Tl;dr — Assuming negligible cache misses, how many simple operations (reading/setting array values, comparing integers, addition, subtraction, multiplication) can you perform in a second on Codeforces?
So recently I was trying 1303E - Удаляем подпоследовательности and I realized that my code 79311246 which appeared to be $$$ N^{4} $$$ ran extremely quickly in custom test for large inputs, so I ended up submitting it and got accepted in just 650ms.
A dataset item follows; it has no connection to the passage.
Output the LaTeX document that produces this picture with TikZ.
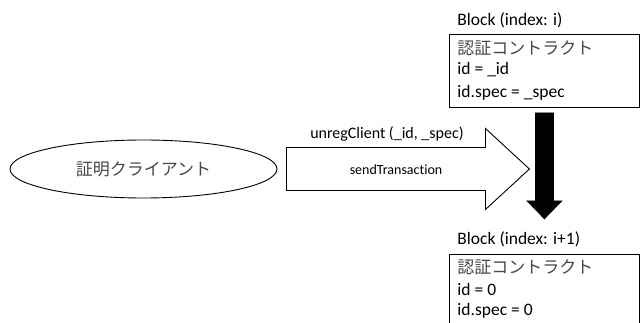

While at first glance it appears as if it the loop would run $$$ N^{4} $$$ times ($$$ 2.5 * 10^{10}$$$ times at worst), you can show it will run much faster than that, actually taking $$$ \sum_{i = 1}^{\left | t \right |} (i + 1)(\left | t \right | - i + 1)(\left | s \right | - \left | t \right | + 1) $$$ operations. Simplyifying this we get $$$ \frac{1}{6}(\left | s \right | + 1 - \left |t \right |)(\left | x \right |^{3} + 6 * \left | x \right |^{2}) $$$. Maximizing $$$ \left | s \right | $$$ and throwing this equation into Wolfram Alpha we get a maxima of around 5e8 operations. A test which generates this maxima is simply $$$ \left | s \right | = 400 $$$ and $$$ \left | t \right | = 300 $$$ with all characters of the strings being the same.
However considering the few if statements with character comparisons and dp array value assignments, as well as the zeroing of the array, the number of simple operations performed easily approaches $$$ 4 * 10^{9} $$$.
So my question is — Assuming a fair amount of cache persistence, has anyone tested how many simple operations we can get to run in a second on Codeforces?
The reason I mention cache persistance is it clearly plays a massive role in solutions like this, swapping the 2nd and 4th loops results in the runtime increasing from $$$750ms$$$ to nearly $$$3000ms$$$ for the max test.
Theoretically the limit would be $$$ \frac{\text{clock speed} * \text{instructions per clock per core}}{\text{average clock cycles per operation}} $$$, which assuming Codeforces is running a fairly modern processor capable of around 8 instructions per clock per core, clocked at 4Ghz (unlikely if its a high core count processor), would yield somewhere around $$$ 8 * 10 ^ {9} $$$ instructions per second, however in practice its likely to be lower.